Lean Rapid Transit For Livable CitiesThu, 01/11/2018 - 11:19
Mass Transportation Systems (MTS) are necessary for cities to grow sustainably but sometimes cities place too much weight on one system rather than creating a seamless network of transportation systems, says Fernando Mijares, Co-Founder and Business Development at Modutram, the group charged with selling a new system called Autotrén. “Cities need more collective transport options to be sustainable and more livable. Autotrén is a new mode of transport that is already approved by PROTRAM. It will boost mobility within cities by making extensive rapid transit networks viable thanks to its lean infrastructure.”
Modutram was founded in 2010 by professionals of the Guadalajara automotive industry with the objective of creating a technological innovation that would improve urban mobility in Mexico. Autotrén is a Group Rapid Transport (GRT) system developed by the triple-helix approach of a team of Mexican companies and research centers with government support. It is a modular transportation system that can be either underground or above road level. “Autotrén’s main focus is to serve backbone axes of medium capacity. This is lower capacity than metro but similar to Bus Rapid Transit (BRT) systems. These medium capacity main axes have around 10,000-15,000 passengers per hour per direction but are often unviable to develop at a street level. In those cases, Autotrén’s lean infrastructure makes them viable,” Mijares says.
The modularity of the system means savings of space and money. “Transportation corridors do not have the same demand throughout their entire extension. There are segments that require higher capacity but others that have lower demand; capacity can be built accordingly,” he says. In comparison to other systems, Autotrén’s modularity allows it to interchange the size of its stations according to the expected demand, unlike conventional rail systems. “Intermediate stations with lower demand would be smaller but stations integrated with other MTS would be much bigger, with several parallel modules. Larger stations can be integrated with other systems such as BRTs or metro lines,” he says. “All the stations are equipped with an overtaking lane to provide an express or semi-express service to passengers. Optionally, each service can be scheduled according to real-time demand.” This is done through destination kiosks that allow users to choose the station they want to go to, says Mijares.

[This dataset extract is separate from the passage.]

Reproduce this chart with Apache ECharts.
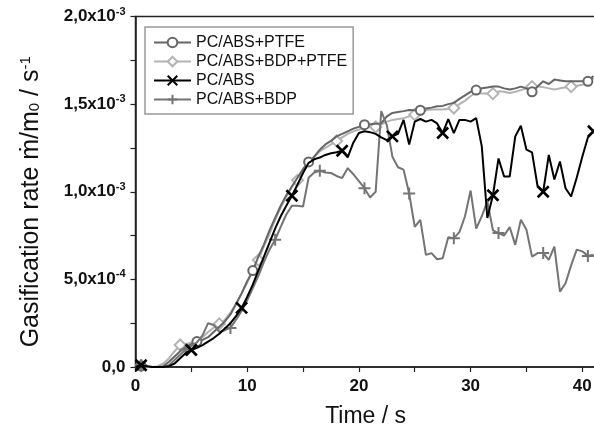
<!DOCTYPE html>
<html>
<head>
<meta charset="utf-8">
<script src="https://cdn.jsdelivr.net/npm/echarts@6/dist/echarts.min.js"></script>
<style>html,body{margin:0;padding:0;background:#fff;}#c{width:594px;height:429px;}</style>
</head>
<body>
<div id="c"></div>
<script>
// Time axis (s)
const times = [0,0.5,1,1.5,2,2.5,3,3.5,4,4.5,5,5.5,6,6.5,7,7.5,8,8.5,9,9.5,10,10.5,11,11.5,12,12.5,13,13.5,14,14.5,15,15.5,16,16.5,17,17.5,18,18.5,19,19.5,20,20.5,21,21.5,22,22.5,23,23.5,24,24.5,25,25.5,26,26.5,27,27.5,28,28.5,29,29.5,30,30.5,31,31.5,32,32.5,33,33.5,34,34.5,35,35.5,36,36.5,37,37.5,38,38.5,39,39.5,40,40.5,41];

// Gasification rate, in units of 1e-3 s^-1
const pcAbsPtfe = [0,0.005,0.003,0,0,0.005,0.03,0.06,0.09,0.115,0.13,0.145,0.155,0.17,0.2,0.23,0.26,0.3,0.36,0.42,0.49,0.55,0.63,0.7,0.78,0.85,0.92,0.98,1.03,1.08,1.13,1.17,1.2,1.24,1.27,1.29,1.316,1.33,1.345,1.36,1.37,1.383,1.385,1.388,1.39,1.43,1.45,1.455,1.46,1.467,1.465,1.465,1.475,1.48,1.488,1.49,1.5,1.507,1.53,1.55,1.57,1.58,1.59,1.595,1.6,1.6,1.59,1.583,1.59,1.6,1.59,1.57,1.6,1.63,1.615,1.64,1.635,1.63,1.63,1.63,1.63,1.63,1.66];

const pcAbsBdpPtfe = [0.003,0.008,0.002,0,0.005,0.02,0.05,0.09,0.126,0.13,0.14,0.15,0.17,0.2,0.225,0.246,0.27,0.31,0.36,0.42,0.48,0.55,0.61,0.69,0.76,0.84,0.91,0.97,1.03,1.065,1.12,1.17,1.2,1.23,1.25,1.27,1.29,1.31,1.33,1.345,1.355,1.364,1.37,1.37,1.385,1.4,1.41,1.415,1.42,1.43,1.44,1.45,1.465,1.469,1.469,1.469,1.472,1.478,1.5,1.52,1.545,1.567,1.56,1.56,1.56,1.573,1.57,1.564,1.57,1.58,1.59,1.6,1.6,1.597,1.59,1.583,1.59,1.595,1.6,1.605,1.611,1.62,1.65];

const pcAbs = [0,0.01,0.005,0,0,0,0.005,0.02,0.05,0.08,0.097,0.11,0.125,0.145,0.165,0.19,0.22,0.25,0.29,0.337,0.4,0.47,0.55,0.63,0.71,0.79,0.86,0.92,0.977,1.04,1.107,1.165,1.185,1.195,1.21,1.22,1.225,1.234,1.196,1.28,1.335,1.345,1.34,1.33,1.31,1.295,1.316,1.33,1.41,1.27,1.4,1.415,1.4,1.41,1.39,1.335,1.415,1.335,1.41,1.41,1.4,1.42,1.26,0.85,0.98,1.19,1.087,1.087,1.316,1.377,1.24,1.225,1.03,1.0,1.21,1.07,1.173,1.02,0.973,1.08,1.2,1.31,1.345];

const pcAbsBdp = [0.005,0.01,0,0,0,0,0.01,0.04,0.07,0.1,0.12,0.14,0.18,0.25,0.24,0.2,0.21,0.223,0.27,0.32,0.38,0.45,0.52,0.6,0.67,0.726,0.8,0.87,0.92,0.92,0.916,1.08,1.11,1.12,1.11,1.107,1.09,1.078,1.135,1.1,1.06,1.02,0.967,1.0,1.46,1.38,1.2,1.14,1.126,0.99,0.8,0.84,0.64,0.65,0.615,0.62,0.74,0.735,0.77,0.86,1.007,0.79,0.86,0.945,0.78,0.764,0.75,0.798,0.697,0.84,0.783,0.63,0.65,0.65,0.611,0.687,0.43,0.478,0.58,0.67,0.66,0.634,0.64];

const seriesNames = ['PC/ABS+PTFE', 'PC/ABS+BDP+PTFE', 'PC/ABS', 'PC/ABS+BDP'];

// Axis ticks
const xTickLabels = ['0', '10', '20', '30', '40'];
const yTickValues = [0, 0.5, 1.0, 1.5, 2.0];
const yTickLabels = ['0,0', '5,0x10{sup|-4}', '1,0x10{sup|-3}', '1,5x10{sup|-3}', '2,0x10{sup|-3}'];

function build(vals, every) {
  return times.map(function (t, i) {
    if (i >= 1 && (i - 1) % every === 0) return [t, vals[i]];
    return { value: [t, vals[i]], symbol: 'none' };
  });
}

const FONT = 'Liberation Sans, Arial, sans-serif';
const chart = echarts.init(document.getElementById('c'), null, { renderer: 'canvas' });

chart.setOption({
  animation: false,
  backgroundColor: '#fff',
  grid: {
    left: 135.5, top: 16.5, width: 460.2, height: 350.5,
    containLabel: false, outerBoundsMode: 'none',
    show: true, borderColor: '#222', borderWidth: 1.5, backgroundColor: 'transparent'
  },
  legend: {
    orient: 'vertical', left: 145, top: 27,
    padding: [7, 6, 6, 8],
    itemWidth: 37, itemHeight: 12, itemGap: 2,
    borderColor: '#999', borderWidth: 1.5,
    textStyle: { fontSize: 16, fontFamily: FONT, color: '#111', lineHeight: 17 },
    data: seriesNames
  },
  xAxis: {
    type: 'value', min: 0, max: 41.2, interval: 5,
    name: 'Time / s', nameLocation: 'middle', nameGap: 38,
    nameTextStyle: { fontSize: 23, fontFamily: FONT, color: '#111' },
    axisLine: { show: true, lineStyle: { color: '#222', width: 1.5 } },
    axisTick: { show: true, inside: false, length: 5, lineStyle: { color: '#222', width: 1.2 } },
    splitLine: { show: false },
    axisLabel: {
      margin: 11, fontSize: 17, fontWeight: 'bold', fontFamily: FONT, color: '#111',
      formatter: function (v) { const s = String(Math.round(v)); return (v % 10 === 0 && xTickLabels.indexOf(s) >= 0) ? s : ''; }
    }
  },
  yAxis: {
    type: 'value', min: 0, max: 2, interval: 0.25,
    name: 'Gasification rate ṁ/m{sub|0} / s{sup|-1}', nameLocation: 'middle', nameGap: 92,
    nameTextStyle: {
      fontSize: 25, fontFamily: FONT, color: '#111', padding: [0, 20, 0, 0],
      rich: {
        sub: { fontSize: 15, fontFamily: FONT, color: '#111', padding: [8, 0, 0, 0] },
        sup: { fontSize: 15, fontFamily: FONT, color: '#111', padding: [0, 0, 10, 0] }
      }
    },
    axisLine: { show: true, lineStyle: { color: '#222', width: 1.5 } },
    axisTick: { show: true, inside: false, length: 5, lineStyle: { color: '#222', width: 1.2 } },
    splitLine: { show: false },
    axisLabel: {
      margin: 10, fontSize: 17, fontWeight: 'bold', fontFamily: FONT, color: '#111',
      rich: { sup: { fontSize: 11, fontWeight: 'bold', fontFamily: FONT, color: '#111', padding: [0, 0, 10, 0] } },
      formatter: function (v) {
        for (let k = 0; k < yTickValues.length; k++) { if (Math.abs(v - yTickValues[k]) < 1e-9) return yTickLabels[k]; }
        return '';
      }
    }
  },
  series: [
    {
      name: seriesNames[1], type: 'line', data: build(pcAbsBdpPtfe, 7), color: '#b3b3b3',
      symbol: 'emptyDiamond', symbolSize: 11, showAllSymbol: true,
      lineStyle: { width: 2 }, itemStyle: { borderWidth: 2 }, z: 2
    },
    {
      name: seriesNames[0], type: 'line', data: build(pcAbsPtfe, 10), color: '#666666',
      symbol: 'emptyCircle', symbolSize: 9, showAllSymbol: true,
      lineStyle: { width: 2 }, itemStyle: { borderWidth: 2 }, z: 3
    },
    {
      name: seriesNames[3], type: 'line', data: build(pcAbsBdp, 8), color: '#747474',
      symbol: 'path://M5,0L5,10M0,5L10,5', symbolSize: 12, showAllSymbol: true,
      lineStyle: { width: 2 }, itemStyle: { color: '#747474', borderColor: '#747474', borderWidth: 2 }, z: 4
    },
    {
      name: seriesNames[2], type: 'line', data: build(pcAbs, 9), color: '#000000',
      symbol: 'path://M0,0L10,10M10,0L0,10', symbolSize: 11, showAllSymbol: true,
      lineStyle: { width: 2 }, itemStyle: { color: '#000', borderColor: '#000', borderWidth: 2.6 }, z: 5
    }
  ]
});
</script>
</body>
</html>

Although Autotrén offers a unique value proposition, its main challenge is convincing local governments of its virtues. “The main obstacle to overcome is that it is new in the market and we have to convince governments and investors that it is going to work. Government and investors tend to look for success cases first,” says Mijares. Although the system is new, it employs technology that is readily available and most importantly a financial scheme that has already been successful in Mexico.
Modutram wishes to integrate Autotrén into cities through PPP schemes, just like that used for the Metrobús system. Mijares proposes that Autotrén use the same financing as a BRT system; through FONADIN’S PROTRAM fund entities it could retrieve financing and then transport companies could invest in the rolling stock. “The financial scheme has already proved to function well throughout the country and there would be no problem adapting it to Autotrén,” he says. The PROTRAM program is part of FONADIN and it grants federal funds to develop MTS.
Mijares believe that states should look at Autotrén as much more than just an MTS. “It is an urban intervention tool that has the ability to transform a city. It recovers public space by taking away street-level public transport to open up more space to pedestrians and bikes,” Mijares says. “The idea is to take space back but not for cars. The sidewalks, bike lanes and parks are the municipality’s responsibility and the state would take care of the transportation system itself.”